In a private blockchain, participants typically undergo identity verification and adhere to predefined consensus rules, ensuring greater trust among the network’s members. Additionally, private blockchains may offer higher transaction throughput compared to their public counterparts. These features make private blockchains appealing to businesses seeking to harness blockchain benefits while maintaining control over data and operations, making them more suitable for permissioned applications within organizations or consortiums.

3. Hybrid Blockchain :

A hybrid blockchain is a combination of both public and private blockchains, seeking to leverage the benefits of each model. It aims to address the limitations of traditional public and private blockchains by offering a more flexible and customizable solution. In a hybrid blockchain, certain data and transactions are kept private and accessible only to authorized participants, while other information is publicly available for transparency and decentralized validation. This configuration makes it suitable for various use cases, especially in industries where data privacy and regulatory compliance are crucial. The integration of both aspects enables a broader range of applications, striking a balance between openness and security, making it an appealing option for businesses and organizations seeking a versatile blockchain solution.

4. Consortium Blockchain :

A consortium blockchain is a type of decentralized network in which multiple organizations or entities collaborate to maintain and validate transactions. Unlike public blockchains accessible to anyone, a consortium blockchain is permissioned and limited to a select group of participants who agree to adhere to specific rules and governance protocols. This model offers advantages of enhanced security, privacy, and scalability compared to public blockchains. Consortium blockchains are particularly useful in industries where trust and transparency among participants are crucial, such as supply chain management, finance, and healthcare. By combining the benefits of decentralization with controlled access, consortium blockchains foster collaboration while maintaining a higher level of trust and control among the involved parties.

Blockchain Technology
Blockchain Technology

Benefits of Blockchain :

The main five benefits of blockchain are…

  1. Enhanced security.
  2. Greater transparency.
  3. Instant traceability.
  4. Increased efficiency and speed.
  5. Automation.

Advantages of using blockchain:

  1. Decentralization: Blockchain operates on a distributed network of computers (nodes), reducing the reliance on a single central authority. This enhances security, as there is no single point of failure, making it resilient against attacks and data manipulation.
  2. Immutability: Once data is recorded on the blockchain, it becomes extremely difficult to alter or delete it. This feature ensures the integrity of the data, making it trustworthy and reliable for various applications.
  3. Transparency: Transactions on the blockchain are transparent and accessible to all network participants. This transparency fosters trust among users, as they can verify transactions independently.
  4. Security: Blockchain uses advanced cryptographic techniques to secure data and ensure the authenticity of transactions.
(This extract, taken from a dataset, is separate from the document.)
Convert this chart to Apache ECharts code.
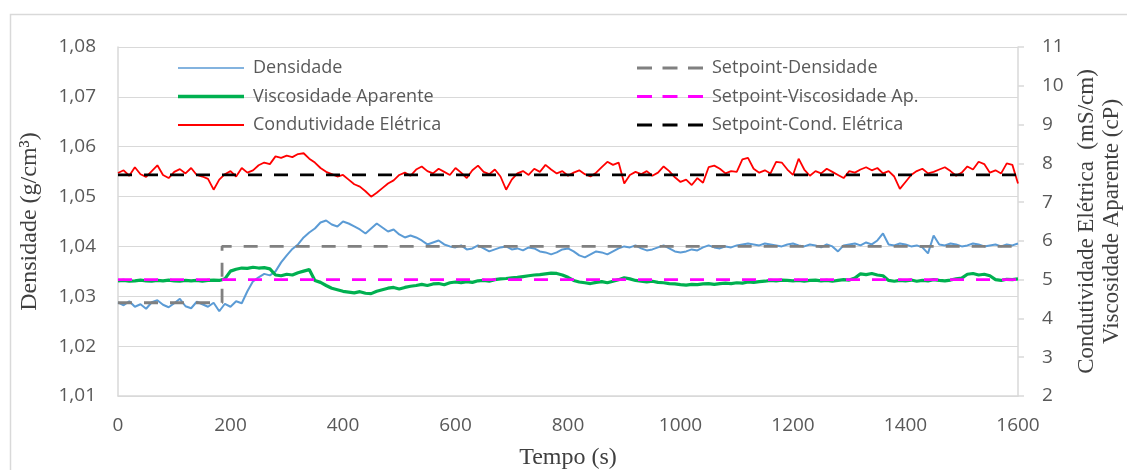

This makes it a robust platform for sensitive information and financial transactions.
  5. Faster and cheaper transactions: Blockchain can streamline and automate processes, eliminating the need for intermediaries in many cases. This reduces transaction costs and processing times, especially in cross-border transactions.
  6. Traceability: Every transaction or data entry on the blockchain is recorded in a chronological order. This enables easy auditing and tracking of assets or goods in supply chains, providing increased accountability.

Disadvantages of using blockchain:

  1. Scalability: Blockchain networks can face challenges in handling a large number of transactions simultaneously. As the number of participants grows, the network’s performance might slow down, leading to delays and increased costs.
  2. Energy consumption: Some blockchain networks, especially those that use Proof-of-Work (PoW) consensus mechanisms, require significant computational power. This results in high energy consumption, raising concerns about environmental sustainability.
  3. Lack of regulation: The decentralized nature of blockchain and cryptocurrencies has led to concerns about potential misuse, lack of regulatory oversight, and illegal activities, such as money laundering and tax evasion.
  4. Irreversible transactions: While immutability is an advantage, it can also be a disadvantage in cases of errors or fraudulent transactions. Once a transaction is added to the blockchain, it cannot be undone, which can lead to financial losses and challenges in dispute resolution.
  5. Adoption barriers: Blockchain technology is still relatively new and complex for many users and industries. The learning curve and initial implementation costs may be obstacles to widespread adoption.
  6. Governance challenges: Decentralization can lead to difficulties in making collective decisions or resolving disputes within blockchain communities. Governance mechanisms must be carefully designed to ensure effective decision-making and prevent forks or splits in the network.

Overall, blockchain technology has significant potential, but it also comes with challenges that need to be addressed for its successful integration into various industries and applications.